Leave out every picture. Copy exactly the lines from the one holding "Convert this chart to matplotlib code." through the one holding "ax.plot(lx, slope *".

BEGIN INFORMATION SUPPLIED

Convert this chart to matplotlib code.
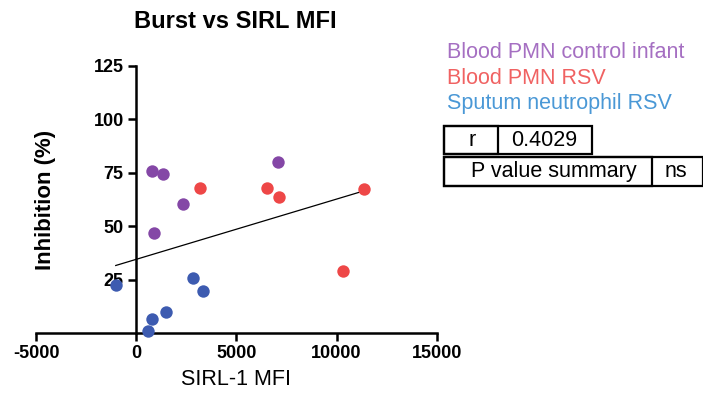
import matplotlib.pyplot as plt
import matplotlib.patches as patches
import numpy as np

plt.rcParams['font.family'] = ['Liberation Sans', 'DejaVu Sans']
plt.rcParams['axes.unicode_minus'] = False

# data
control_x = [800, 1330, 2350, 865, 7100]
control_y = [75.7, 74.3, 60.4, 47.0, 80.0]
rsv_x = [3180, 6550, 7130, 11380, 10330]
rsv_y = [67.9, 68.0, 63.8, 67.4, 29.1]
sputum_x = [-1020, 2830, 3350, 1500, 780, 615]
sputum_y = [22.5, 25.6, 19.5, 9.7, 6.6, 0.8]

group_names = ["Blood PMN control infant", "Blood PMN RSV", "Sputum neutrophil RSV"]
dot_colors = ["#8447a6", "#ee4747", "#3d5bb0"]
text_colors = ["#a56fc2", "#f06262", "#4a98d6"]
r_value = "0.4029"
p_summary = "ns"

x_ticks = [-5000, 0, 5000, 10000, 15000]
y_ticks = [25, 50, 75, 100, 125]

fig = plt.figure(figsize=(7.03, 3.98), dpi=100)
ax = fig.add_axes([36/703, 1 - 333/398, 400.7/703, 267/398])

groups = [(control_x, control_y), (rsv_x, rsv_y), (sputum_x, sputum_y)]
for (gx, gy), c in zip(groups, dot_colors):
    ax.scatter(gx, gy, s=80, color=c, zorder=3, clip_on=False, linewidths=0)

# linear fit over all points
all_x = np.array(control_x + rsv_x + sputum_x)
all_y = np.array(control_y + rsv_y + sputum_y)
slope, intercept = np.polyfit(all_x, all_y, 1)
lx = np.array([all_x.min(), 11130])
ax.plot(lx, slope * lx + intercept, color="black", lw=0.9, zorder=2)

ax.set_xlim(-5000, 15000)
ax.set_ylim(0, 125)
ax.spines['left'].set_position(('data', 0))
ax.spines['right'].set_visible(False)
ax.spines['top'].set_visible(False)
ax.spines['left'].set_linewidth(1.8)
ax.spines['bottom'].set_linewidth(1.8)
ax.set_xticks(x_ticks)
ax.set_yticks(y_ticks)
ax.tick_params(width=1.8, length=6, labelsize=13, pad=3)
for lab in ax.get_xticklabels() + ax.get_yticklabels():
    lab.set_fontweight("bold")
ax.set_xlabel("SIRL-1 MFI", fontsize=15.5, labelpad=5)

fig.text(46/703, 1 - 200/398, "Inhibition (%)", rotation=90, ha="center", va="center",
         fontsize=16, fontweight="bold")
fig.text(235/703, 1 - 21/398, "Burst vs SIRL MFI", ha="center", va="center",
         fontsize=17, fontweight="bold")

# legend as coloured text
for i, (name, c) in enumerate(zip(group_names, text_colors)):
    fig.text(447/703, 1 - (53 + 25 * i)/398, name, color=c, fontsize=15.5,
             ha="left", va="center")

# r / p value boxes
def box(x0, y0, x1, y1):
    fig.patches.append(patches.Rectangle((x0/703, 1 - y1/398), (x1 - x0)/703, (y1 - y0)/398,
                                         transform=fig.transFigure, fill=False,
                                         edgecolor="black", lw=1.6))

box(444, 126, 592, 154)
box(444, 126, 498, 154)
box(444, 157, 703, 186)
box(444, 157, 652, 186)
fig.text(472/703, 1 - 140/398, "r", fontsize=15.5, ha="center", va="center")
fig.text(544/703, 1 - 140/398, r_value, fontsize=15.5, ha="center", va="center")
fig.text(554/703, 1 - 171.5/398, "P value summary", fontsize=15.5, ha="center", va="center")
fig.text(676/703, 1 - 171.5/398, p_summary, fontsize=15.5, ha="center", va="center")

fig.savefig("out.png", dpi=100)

END INFORMATION SUPPLIED
BEGIN INFORMATION SUPPLIED

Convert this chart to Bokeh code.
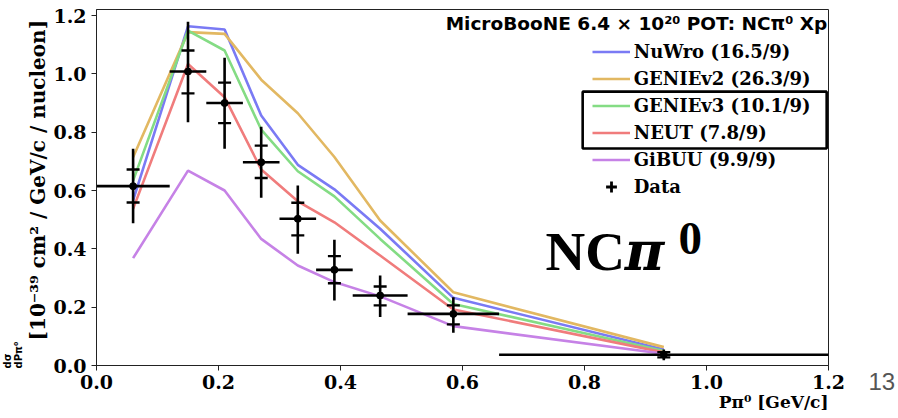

END INFORMATION SUPPLIED

● TASK SOLUTION:
Convert this chart to matplotlib code.
import matplotlib.pyplot as plt
import matplotlib.patches as patches
import numpy as np

plt.rcParams['font.family'] = ['Liberation Sans', 'DejaVu Sans']
plt.rcParams['axes.unicode_minus'] = False

# data
control_x = [800, 1330, 2350, 865, 7100]
control_y = [75.7, 74.3, 60.4, 47.0, 80.0]
rsv_x = [3180, 6550, 7130, 11380, 10330]
rsv_y = [67.9, 68.0, 63.8, 67.4, 29.1]
sputum_x = [-1020, 2830, 3350, 1500, 780, 615]
sputum_y = [22.5, 25.6, 19.5, 9.7, 6.6, 0.8]

group_names = ["Blood PMN control infant", "Blood PMN RSV", "Sputum neutrophil RSV"]
dot_colors = ["#8447a6", "#ee4747", "#3d5bb0"]
text_colors = ["#a56fc2", "#f06262", "#4a98d6"]
r_value = "0.4029"
p_summary = "ns"

x_ticks = [-5000, 0, 5000, 10000, 15000]
y_ticks = [25, 50, 75, 100, 125]

fig = plt.figure(figsize=(7.03, 3.98), dpi=100)
ax = fig.add_axes([36/703, 1 - 333/398, 400.7/703, 267/398])

groups = [(control_x, control_y), (rsv_x, rsv_y), (sputum_x, sputum_y)]
for (gx, gy), c in zip(groups, dot_colors):
    ax.scatter(gx, gy, s=80, color=c, zorder=3, clip_on=False, linewidths=0)

# linear fit over all points
all_x = np.array(control_x + rsv_x + sputum_x)
all_y = np.array(control_y + rsv_y + sputum_y)
slope, intercept = np.polyfit(all_x, all_y, 1)
lx = np.array([all_x.min(), 11130])
ax.plot(lx, slope * lx + intercept, color="black", lw=0.9, zorder=2)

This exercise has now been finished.